§ Given task
Below is a listing to write out in full, exactly as given, without its pictures.

══ Given data

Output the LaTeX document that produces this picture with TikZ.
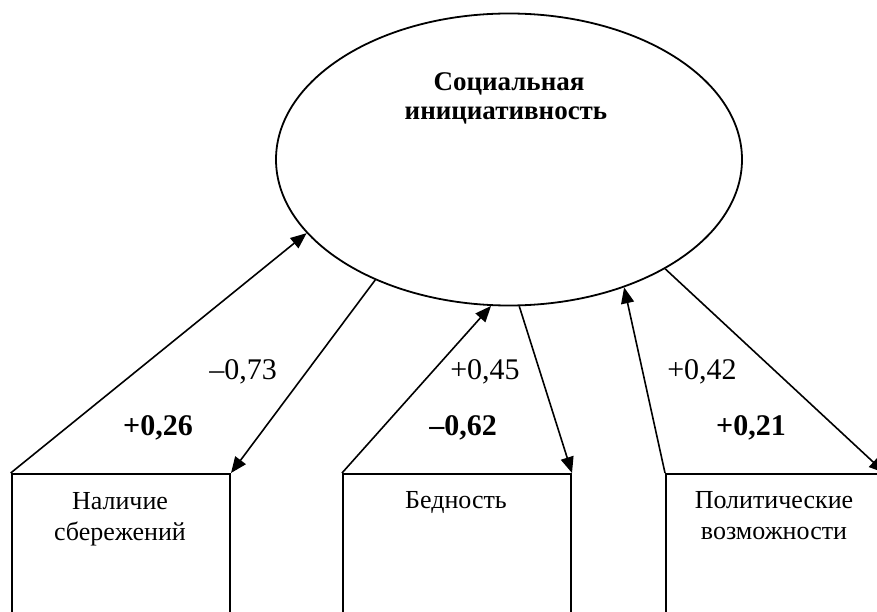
\documentclass[tikz,border=0pt]{standalone}
\usepackage{fontspec}
\setmainfont{Liberation Serif}
\usetikzlibrary{arrows.meta,calc,shapes.geometric}
\tikzset{
  conn/.style={line width=1.6pt,-{Triangle[length=16pt,width=13pt]}},
  boxnode/.style={draw,line width=2pt,anchor=north west,minimum height=200pt,inner sep=0pt},
  boxtext/.style={align=center,anchor=base,inner sep=0pt,font=\fontsize{26}{31}\selectfont},
  coef/.style={anchor=base,inner sep=0pt,font=\fontsize{30}{34}\selectfont},
  coefb/.style={anchor=base,inner sep=0pt,font=\fontsize{30}{34}\selectfont\bfseries},
  titletext/.style={anchor=base,inner sep=0pt,font=\fontsize{27}{29}\selectfont\bfseries}
}
\begin{document}
\begin{tikzpicture}[x=1pt,y=-1pt]
\clip (0,0) rectangle (877,612);
\fill[white] (0,0) rectangle (877,612);
% latent variable
\node[draw,ellipse,line width=1.8pt,minimum width=466pt,minimum height=292pt,inner sep=0pt] (E) at (509,159.5) {};
\node[titletext] (t1) at (509,91) {Социальная};
\node[titletext] (t2) at (506,120) {инициативность};
% boxes
\node[boxnode,minimum width=218.3pt] (B1) at (10.7,473) {};
\node[boxnode,minimum width=228pt] (B2) at (342,473) {};
\node[boxnode,minimum width=218pt] (B3) at (665,473) {};
\node[boxtext] (b1a) at (120,509) {Наличие};
\node[boxtext] (b1b) at (120,540) {сбережений};
\node[boxtext] (b2a) at (456,508) {Бедность};
\node[boxtext] (b3a) at (774,508) {Политические};
\node[boxtext] (b3b) at (774,539) {возможности};
% connectors
\draw[conn] (B1.north west) -- (E.200.5);
\draw[conn] (E.222) -- (B1.north east);
\draw[conn] (B2.north west) -- (E.263.8);
\draw[conn] (E.274.3) -- (B2.north east);
\draw[conn] (B3.north west) -- (E.312.8);
\draw[conn] (E.325.8) -- (B3.north east);
% coefficients
\node[coef] (c1) at (243,379) {–0,73};
\node[coefb] (c2) at (158,435) {+0,26};
\node[coef] (c3) at (485,379) {+0,45};
\node[coefb] (c4) at (463,435) {–0,62};
\node[coef] (c5) at (702,379) {+0,42};
\node[coefb] (c6) at (751,435) {+0,21};
\end{tikzpicture}
\end{document}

════

§ Finished answer
Output the LaTeX document that produces this picture with TikZ.
\documentclass[tikz,border=0pt]{standalone}
\usepackage{fontspec}
\setmainfont{Liberation Serif}
\usetikzlibrary{arrows.meta,calc,shapes.geometric}
\tikzset{
  conn/.style={line width=1.6pt,-{Triangle[length=16pt,width=13pt]}},
  boxnode/.style={draw,line width=2pt,anchor=north west,minimum height=200pt,inner sep=0pt},
  boxtext/.style={align=center,anchor=base,inner sep=0pt,font=\fontsize{26}{31}\selectfont},
  coef/.style={anchor=base,inner sep=0pt,font=\fontsize{30}{34}\selectfont},
  coefb/.style={anchor=base,inner sep=0pt,font=\fontsize{30}{34}\selectfont\bfseries},
  titletext/.style={anchor=base,inner sep=0pt,font=\fontsize{27}{29}\selectfont\bfseries}
}
\begin{document}
\begin{tikzpicture}[x=1pt,y=-1pt]
\clip (0,0) rectangle (877,612);
\fill[white] (0,0) rectangle (877,612);
% latent variable
\node[draw,ellipse,line width=1.8pt,minimum width=466pt,minimum height=292pt,inner sep=0pt] (E) at (509,159.5) {};
\node[titletext] (t1) at (509,91) {Социальная};
\node[titletext] (t2) at (506,120) {инициативность};
% boxes
\node[boxnode,minimum width=218.3pt] (B1) at (10.7,473) {};
\node[boxnode,minimum width=228pt] (B2) at (342,473) {};
\node[boxnode,minimum width=218pt] (B3) at (665,473) {};
\node[boxtext] (b1a) at (120,509) {Наличие};
\node[boxtext] (b1b) at (120,540) {сбережений};
\node[boxtext] (b2a) at (456,508) {Бедность};
\node[boxtext] (b3a) at (774,508) {Политические};
\node[boxtext] (b3b) at (774,539) {возможности};
% connectors
\draw[conn] (B1.north west) -- (E.200.5);
\draw[conn] (E.222) -- (B1.north east);
\draw[conn] (B2.north west) -- (E.263.8);
\draw[conn] (E.274.3) -- (B2.north east);
\draw[conn] (B3.north west) -- (E.312.8);
\draw[conn] (E.325.8) -- (B3.north east);
% coefficients
\node[coef] (c1) at (243,379) {–0,73};
\node[coefb] (c2) at (158,435) {+0,26};
\node[coef] (c3) at (485,379) {+0,45};
\node[coefb] (c4) at (463,435) {–0,62};
\node[coef] (c5) at (702,379) {+0,42};
\node[coefb] (c6) at (751,435) {+0,21};
\end{tikzpicture}
\end{document}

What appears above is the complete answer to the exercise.